The presentations run “science fair” style:  everyone sets up their projects on one of the lab computers, and then everyone walks around the lab, playing the other games and running the other simulations.  Students take turns walking around and answering questions about their own projects.  Each student fills out an evaluation sheet for every other project:  they have to mention one thing the project does very well and one thing that can be improved.  The class also votes on the best projects in various categories.

This little experiment has been more successful than I ever imagined.  The students get a real kick out of seeing each others’ projects.  They have to be prepared to answer questions from me and from their peers—they have, in a short time, become experts of their own projects, and enjoy showing off what they know and what they’ve learned.  It lends a celebratory atmosphere to finals, and ends a class on a high note.

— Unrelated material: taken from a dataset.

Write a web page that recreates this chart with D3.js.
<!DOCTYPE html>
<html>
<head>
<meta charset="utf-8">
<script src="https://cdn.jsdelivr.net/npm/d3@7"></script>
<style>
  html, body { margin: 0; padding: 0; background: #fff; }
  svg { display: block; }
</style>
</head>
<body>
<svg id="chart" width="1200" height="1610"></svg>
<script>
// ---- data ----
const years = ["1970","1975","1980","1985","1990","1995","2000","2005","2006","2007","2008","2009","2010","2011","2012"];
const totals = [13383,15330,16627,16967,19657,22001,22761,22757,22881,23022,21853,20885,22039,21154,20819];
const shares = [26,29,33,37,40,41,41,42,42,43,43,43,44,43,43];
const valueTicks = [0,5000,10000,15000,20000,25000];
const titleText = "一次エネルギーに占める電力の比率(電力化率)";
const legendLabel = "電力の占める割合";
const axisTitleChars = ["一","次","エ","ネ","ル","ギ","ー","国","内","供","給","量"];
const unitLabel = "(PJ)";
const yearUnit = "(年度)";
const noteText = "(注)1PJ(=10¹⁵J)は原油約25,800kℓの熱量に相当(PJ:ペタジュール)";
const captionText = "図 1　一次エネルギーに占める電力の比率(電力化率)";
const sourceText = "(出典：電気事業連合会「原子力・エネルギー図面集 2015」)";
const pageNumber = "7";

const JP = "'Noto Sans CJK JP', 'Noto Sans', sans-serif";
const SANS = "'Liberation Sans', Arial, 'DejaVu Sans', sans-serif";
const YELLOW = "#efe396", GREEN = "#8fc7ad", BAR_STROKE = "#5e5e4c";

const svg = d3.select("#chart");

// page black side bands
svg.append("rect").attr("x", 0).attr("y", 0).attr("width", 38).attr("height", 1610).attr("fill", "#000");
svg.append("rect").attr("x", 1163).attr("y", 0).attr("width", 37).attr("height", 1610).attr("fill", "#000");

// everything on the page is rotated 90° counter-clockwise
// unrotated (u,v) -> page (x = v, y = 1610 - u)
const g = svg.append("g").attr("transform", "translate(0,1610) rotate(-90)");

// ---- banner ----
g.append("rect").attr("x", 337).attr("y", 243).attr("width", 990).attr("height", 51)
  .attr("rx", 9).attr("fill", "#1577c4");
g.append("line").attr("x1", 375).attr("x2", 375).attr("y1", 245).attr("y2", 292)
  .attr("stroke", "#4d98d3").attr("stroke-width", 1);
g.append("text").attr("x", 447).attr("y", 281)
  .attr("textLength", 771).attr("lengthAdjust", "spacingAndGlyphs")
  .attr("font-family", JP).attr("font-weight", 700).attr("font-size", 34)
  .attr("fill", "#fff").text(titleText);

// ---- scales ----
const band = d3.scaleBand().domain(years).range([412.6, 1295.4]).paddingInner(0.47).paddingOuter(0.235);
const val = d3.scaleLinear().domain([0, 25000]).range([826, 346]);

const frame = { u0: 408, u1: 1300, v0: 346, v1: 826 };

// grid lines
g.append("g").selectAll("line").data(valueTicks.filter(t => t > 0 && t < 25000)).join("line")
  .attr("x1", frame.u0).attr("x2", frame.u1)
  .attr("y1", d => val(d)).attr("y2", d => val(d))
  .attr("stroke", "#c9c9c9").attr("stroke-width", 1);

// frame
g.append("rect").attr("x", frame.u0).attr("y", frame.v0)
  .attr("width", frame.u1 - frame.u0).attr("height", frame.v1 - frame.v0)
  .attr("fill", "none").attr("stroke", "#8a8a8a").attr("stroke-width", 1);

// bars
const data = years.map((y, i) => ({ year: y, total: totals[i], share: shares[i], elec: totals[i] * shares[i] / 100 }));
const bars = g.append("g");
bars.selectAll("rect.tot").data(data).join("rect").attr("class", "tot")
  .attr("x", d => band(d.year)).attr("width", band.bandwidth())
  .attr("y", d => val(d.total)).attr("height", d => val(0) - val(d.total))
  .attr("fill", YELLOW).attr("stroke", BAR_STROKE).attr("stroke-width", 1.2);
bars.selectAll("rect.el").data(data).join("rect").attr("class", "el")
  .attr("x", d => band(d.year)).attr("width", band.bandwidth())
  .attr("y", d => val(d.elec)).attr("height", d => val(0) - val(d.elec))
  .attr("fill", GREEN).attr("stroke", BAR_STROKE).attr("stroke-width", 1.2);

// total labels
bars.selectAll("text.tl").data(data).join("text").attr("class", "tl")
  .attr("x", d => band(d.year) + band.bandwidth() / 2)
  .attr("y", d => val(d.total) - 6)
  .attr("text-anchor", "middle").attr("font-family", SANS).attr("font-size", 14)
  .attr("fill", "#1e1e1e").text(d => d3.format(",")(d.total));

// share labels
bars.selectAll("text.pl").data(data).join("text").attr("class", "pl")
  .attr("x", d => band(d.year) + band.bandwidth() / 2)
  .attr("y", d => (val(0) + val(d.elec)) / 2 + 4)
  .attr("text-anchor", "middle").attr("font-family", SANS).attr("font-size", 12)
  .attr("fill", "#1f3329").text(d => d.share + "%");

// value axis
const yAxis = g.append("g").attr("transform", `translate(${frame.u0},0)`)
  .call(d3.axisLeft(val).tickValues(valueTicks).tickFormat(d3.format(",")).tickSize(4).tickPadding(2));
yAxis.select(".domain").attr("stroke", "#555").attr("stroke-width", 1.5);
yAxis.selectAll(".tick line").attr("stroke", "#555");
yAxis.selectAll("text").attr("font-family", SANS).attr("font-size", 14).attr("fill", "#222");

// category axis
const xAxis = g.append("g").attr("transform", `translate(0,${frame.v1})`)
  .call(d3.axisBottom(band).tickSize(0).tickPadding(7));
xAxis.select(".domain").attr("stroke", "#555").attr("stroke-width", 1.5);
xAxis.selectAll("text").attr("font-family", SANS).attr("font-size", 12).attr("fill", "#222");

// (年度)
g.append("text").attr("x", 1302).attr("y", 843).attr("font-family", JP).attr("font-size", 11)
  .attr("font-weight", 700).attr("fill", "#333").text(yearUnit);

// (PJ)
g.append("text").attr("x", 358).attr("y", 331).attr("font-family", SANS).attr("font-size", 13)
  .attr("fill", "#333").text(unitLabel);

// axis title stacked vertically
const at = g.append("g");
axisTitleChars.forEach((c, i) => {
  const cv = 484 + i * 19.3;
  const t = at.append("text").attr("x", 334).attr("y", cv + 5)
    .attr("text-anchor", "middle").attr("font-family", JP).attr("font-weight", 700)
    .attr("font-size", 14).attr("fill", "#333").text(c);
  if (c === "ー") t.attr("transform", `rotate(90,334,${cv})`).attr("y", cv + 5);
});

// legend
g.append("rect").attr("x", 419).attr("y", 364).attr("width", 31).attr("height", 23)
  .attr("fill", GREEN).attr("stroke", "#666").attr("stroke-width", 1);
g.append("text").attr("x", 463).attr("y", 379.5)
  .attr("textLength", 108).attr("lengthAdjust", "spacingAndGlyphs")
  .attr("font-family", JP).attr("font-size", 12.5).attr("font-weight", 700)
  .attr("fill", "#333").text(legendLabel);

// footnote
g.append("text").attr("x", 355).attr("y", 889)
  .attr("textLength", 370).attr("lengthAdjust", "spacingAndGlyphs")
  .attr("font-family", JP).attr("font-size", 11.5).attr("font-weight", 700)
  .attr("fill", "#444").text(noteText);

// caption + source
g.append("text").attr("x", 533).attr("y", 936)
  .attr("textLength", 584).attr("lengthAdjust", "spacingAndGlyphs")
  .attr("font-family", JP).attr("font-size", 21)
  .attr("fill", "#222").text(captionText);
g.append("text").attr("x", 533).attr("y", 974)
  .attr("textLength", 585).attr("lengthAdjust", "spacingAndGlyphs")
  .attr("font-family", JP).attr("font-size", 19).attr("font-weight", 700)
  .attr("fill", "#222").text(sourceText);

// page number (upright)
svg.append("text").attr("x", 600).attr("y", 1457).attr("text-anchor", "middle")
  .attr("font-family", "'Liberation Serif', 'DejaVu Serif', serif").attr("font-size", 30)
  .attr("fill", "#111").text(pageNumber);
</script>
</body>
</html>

But more importantly, there are conversations that occur among the students:  give-and-take on programming styles and choices, implementation details, and aesthetics.  As I went around the room yesterday, interviewing the students, they mentioned how they were going to incorporate suggestions from their peers—“I never thought of doing it that way until someone else suggested it” was a common phrase.  The peer feedback has in the past, and no doubt will this time, lead to better submitted projects overall.

What I really enjoy, though, is the obvious pride the students exhibit in their projects.  Students who barely said 2 words to me all term enthusiastically discussed their projects and the inspirations for their games and simulations.  They eagerly walked me through their code, pointing out things they were especially proud of in their designs.

Requiring presentations is definitely more work for me, logistically and time-wise.  But it’s definitely worth the expenditure in both areas.  And having better projects and happier, more engaged students is worth the relatively small investment.  I can’t imagine going back to the pre-presentation days!